The second thing that changed this year is the nature of war. The six-week battle for the disputed region of Nagorno-Karabakh between Armenia and Azerbaijan, which was won by Azerbaijan’s technological superiority and not by heavy Russian tanks, is an inflexion point that will be dissected by military analysts. Electronic warfare or network warfare has jumped out of scholarly articles into the real world.
For India struggling to modernise its armed forces, leap-frogging technologies is an imperative, particularly as the new theatres of conflict may well be the barren snowscapes of Ladakh, high seas, space or ethernet. India will not dominate these frontier areas without being an active participant in the technological revolutions underway in several other countries.
That brings us to the third issue that changed this year which has implications for India’s future. “Trust” is the new buzzword for economic and tech engagement. The pandemic has spurred diversification from traditional free trade and globalisation to trusted, fair and reciprocal trade, shorter value chains, greater self-reliance.
While that may have implications for China, it has equal and opposite implications for India.
India is learning to weaponize its own market. India’s national security directive for telecom naming “trusted” entities caps a year of determined decoupling efforts beginning with the RCEP walkout, which would deny China access to the biggest growing market and investment destination in the world.
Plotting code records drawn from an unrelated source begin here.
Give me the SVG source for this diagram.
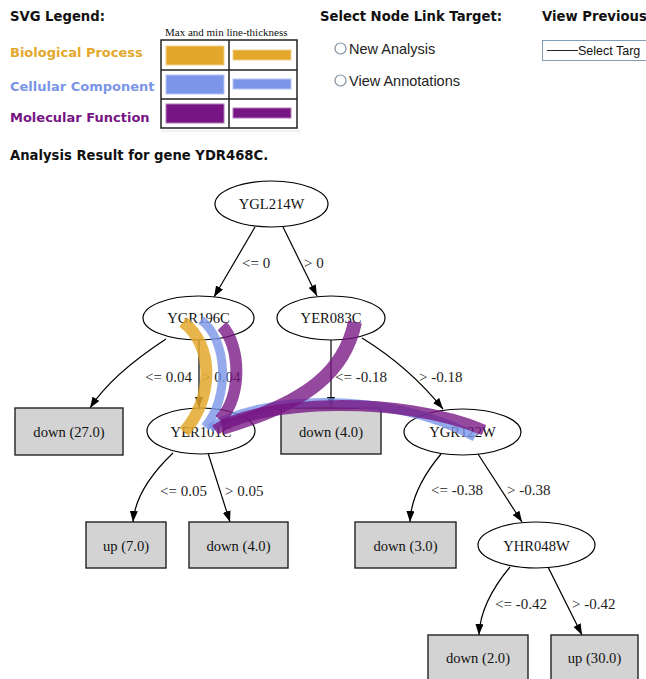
<svg xmlns="http://www.w3.org/2000/svg" width="646" height="679" viewBox="0 0 646 679">
  <style>
    .hdr { font-family: "DejaVu Sans", Verdana, sans-serif; font-weight: bold; font-size: 13.2px; fill: #111; }
    .leg { font-family: "DejaVu Sans", Verdana, sans-serif; font-weight: bold; font-size: 13px; }
    .ui { font-family: "Liberation Sans", Arial, sans-serif; font-size: 14.5px; fill: #222; }
    .node ellipse { fill: #fff; stroke: #000; stroke-width: 1.2; }
    .node rect { fill: #d3d3d3; stroke: #222; stroke-width: 1.4; }
    .node text { font-family: "Liberation Serif", "Times New Roman", serif; font-size: 14.6px; text-anchor: middle; fill: #111; }
    .edge path { fill: none; stroke: #000; stroke-width: 1.2; marker-end: url(#arrow); }
    .elabel { font-family: "Liberation Serif", "Times New Roman", serif; font-size: 15px; fill: #222; }
    .link { fill: none; stroke-linecap: butt; }
    .bp { stroke: #e3a82b; stroke-opacity: 0.85; }
    .cc { stroke: #7b95e8; stroke-opacity: 0.8; }
    .mf { stroke: #761583; stroke-opacity: 0.78; }
  </style>
  <defs>
    <marker id="arrow" markerUnits="userSpaceOnUse" markerWidth="11" markerHeight="8" refX="11" refY="4" orient="auto">
      <path d="M0,0 L11,4 L0,8 z" fill="#000"/>
    </marker>
  </defs>

  <!-- header: legend -->
  <g id="legend">
    <text class="hdr" x="10" y="21">SVG Legend:</text>
    <text class="leg" x="10" y="57" fill="#e3a82b">Biological Process</text>
    <text class="leg" x="10" y="91" fill="#7b95e8">Cellular Component</text>
    <text class="leg" x="10" y="122" fill="#761583">Molecular Function</text>
    <text x="165" y="36" font-family="Liberation Serif, Times New Roman, serif" font-size="11" fill="#111">Max and min line-thickness</text>
    <rect x="161" y="40" width="136" height="88" fill="#fff" stroke="#222" stroke-width="1.5"/>
    <line x1="229" y1="40" x2="229" y2="128" stroke="#222" stroke-width="1.5"/>
    <line x1="161" y1="70" x2="297" y2="70" stroke="#222" stroke-width="1.5"/>
    <line x1="161" y1="99" x2="297" y2="99" stroke="#222" stroke-width="1.5"/>
    <line x1="161" y1="131" x2="300" y2="131" stroke="#e4e4e4" stroke-width="1"/>
    <rect x="166" y="46" width="58" height="19" fill="#e3a82b" stroke="#f0cf8a"/>
    <rect x="233" y="50" width="58" height="10" fill="#e3a82b" stroke="#f0cf8a"/>
    <rect x="166" y="75" width="58" height="19" fill="#7b95e8" stroke="#b5c4f3"/>
    <rect x="233" y="79" width="58" height="10" fill="#7b95e8" stroke="#b5c4f3"/>
    <rect x="166" y="104" width="58" height="19" fill="#761583" stroke="#b27cbb"/>
    <rect x="233" y="108" width="58" height="10" fill="#761583" stroke="#b27cbb"/>
    <text class="hdr" x="10" y="160">Analysis Result for gene YDR468C.</text>
  </g>

  <!-- header: link target controls -->
  <g id="controls">
    <text class="hdr" x="320" y="21">Select Node Link Target:</text>
    <circle cx="340.5" cy="48.5" r="5.5" fill="#fff" stroke="#7f8f9f" stroke-width="1.2"/>
    <text class="ui" x="349" y="54">New Analysis</text>
    <circle cx="340.5" cy="80.5" r="5.5" fill="#fff" stroke="#7f8f9f" stroke-width="1.2"/>
    <text class="ui" x="349" y="86">View Annotations</text>
    <text class="hdr" x="542" y="21">View Previous</text>
    <rect x="542.5" y="40.5" width="110" height="20" fill="#fff" stroke="#7f9db9" stroke-width="1"/>
    <line x1="547" y1="50.5" x2="578" y2="50.5" stroke="#222" stroke-width="1"/>
    <text x="578" y="55" font-family="Liberation Sans, Arial, sans-serif" font-size="12.5" fill="#111">Select Targ</text>
  </g>

  <!-- decision tree edges -->
  <g id="edges">
    <g class="edge">
      <path d="M255,227 L214,297"/>
      <path d="M283,227 L317,296"/>
      <path d="M166,339 C140,356 108,380 90,408"/>
      <path d="M199,340 L199,408"/>
      <path d="M331,340 L331,408"/>
      <path d="M362,338 C388,354 418,378 443,409"/>
      <path d="M173,453 C152,473 135,497 133,522"/>
      <path d="M208,453 L230,522"/>
      <path d="M441,454 C426,472 411,495 410,522"/>
      <path d="M478,454 L522,522"/>
      <path d="M510,567 C495,585 480,610 479,635"/>
      <path d="M548,567 L582,635"/>
    </g>
    <text class="elabel" x="242" y="268">&lt;= 0</text>
    <text class="elabel" x="304" y="268">&gt; 0</text>
    <text class="elabel" x="145" y="382">&lt;= 0.04</text>
    <text class="elabel" x="202" y="382">&gt; 0.04</text>
    <text class="elabel" x="335" y="382">&lt;= -0.18</text>
    <text class="elabel" x="419" y="382">&gt; -0.18</text>
    <text class="elabel" x="160" y="496">&lt;= 0.05</text>
    <text class="elabel" x="225" y="496">&gt; 0.05</text>
    <text class="elabel" x="431" y="495">&lt;= -0.38</text>
    <text class="elabel" x="507" y="495">&gt; -0.38</text>
    <text class="elabel" x="495" y="609">&lt;= -0.42</text>
    <text class="elabel" x="572" y="609">&gt; -0.42</text>
  </g>

  <!-- decision tree nodes -->
  <g id="YGL214W" class="node"><ellipse cx="271.5" cy="204" rx="56.5" ry="23"/><text x="271.5" y="209">YGL214W</text></g>
  <g id="YGR196C" class="node"><ellipse cx="198.5" cy="318" rx="55.5" ry="22"/><text x="198.5" y="323">YGR196C</text></g>
  <g id="YER083C" class="node"><ellipse cx="331" cy="318" rx="54" ry="22"/><text x="331" y="323">YER083C</text></g>
  <g id="leaf_down_27" class="node"><rect x="15" y="408" width="108" height="47"/><text x="69" y="437">down (27.0)</text></g>
  <g id="YER101C" class="node"><ellipse cx="201" cy="431" rx="54" ry="23"/><text x="201" y="437">YER101C</text></g>
  <g id="leaf_down_4a" class="node"><rect x="281" y="408" width="100" height="46"/><text x="331" y="437">down (4.0)</text></g>
  <g id="YGR122W" class="node"><ellipse cx="462.5" cy="432" rx="58.5" ry="23"/><text x="462.5" y="437">YGR122W</text></g>
  <g id="leaf_up_7" class="node"><rect x="86" y="522" width="80" height="46"/><text x="126" y="551">up (7.0)</text></g>
  <g id="leaf_down_4b" class="node"><rect x="189" y="522" width="99" height="46"/><text x="238.5" y="551">down (4.0)</text></g>
  <g id="leaf_down_3" class="node"><rect x="355" y="522" width="101" height="46"/><text x="405.5" y="551">down (3.0)</text></g>
  <g id="YHR048W" class="node"><ellipse cx="536.5" cy="545" rx="58.5" ry="23"/><text x="536.5" y="551">YHR048W</text></g>
  <g id="leaf_down_2" class="node"><rect x="428" y="635" width="100" height="50"/><text x="478" y="663">down (2.0)</text></g>
  <g id="leaf_up_30" class="node"><rect x="551" y="635" width="87" height="50"/><text x="594.5" y="663">up (30.0)</text></g>

  <!-- annotation links between genes, drawn translucent over the tree -->
  <g id="annotation-links">
    <path class="link bp" stroke-width="12" d="M183,322 C214,345 214,398 184,432"/>
    <path class="link cc" stroke-width="9" d="M201,320 C228,340 230,398 205,427"/>
    <path class="link cc" stroke-width="9" d="M210,428 C260,395 390,390 475,437"/>
    <path class="link mf" stroke-width="12" d="M222,326 C240,345 243,395 220,420"/>
    <path class="link mf" stroke-width="14" d="M355,322 C345,370 310,402 222,428"/>
    <path class="link mf" stroke-width="11" d="M215,430 C260,400 400,395 484,430"/>
  </g>
</svg>
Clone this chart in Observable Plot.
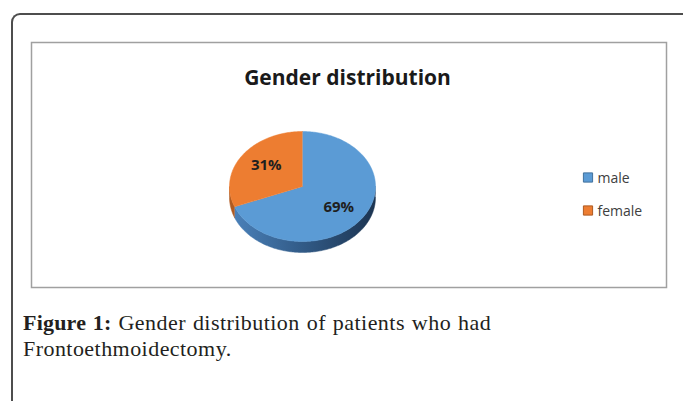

India showed willingness to pay the cost – New Delhi refused to let GM sell its Talegaon plant to China’s Great Wall Motors – instead took a hit. But there is a flip side – India has to adopt predictable rules and regulatory frameworks to be more attractive to the countries it wants – EU, Gulf, UK and US. India’s tax regime is the stuff of nightmares, contract enforcement is iffy, reforms are started but not completed. The government’s economic managers do not inspire confidence. At the risk of repetition, the economy is strategic.
Until then, keep calm and drink Australian wine.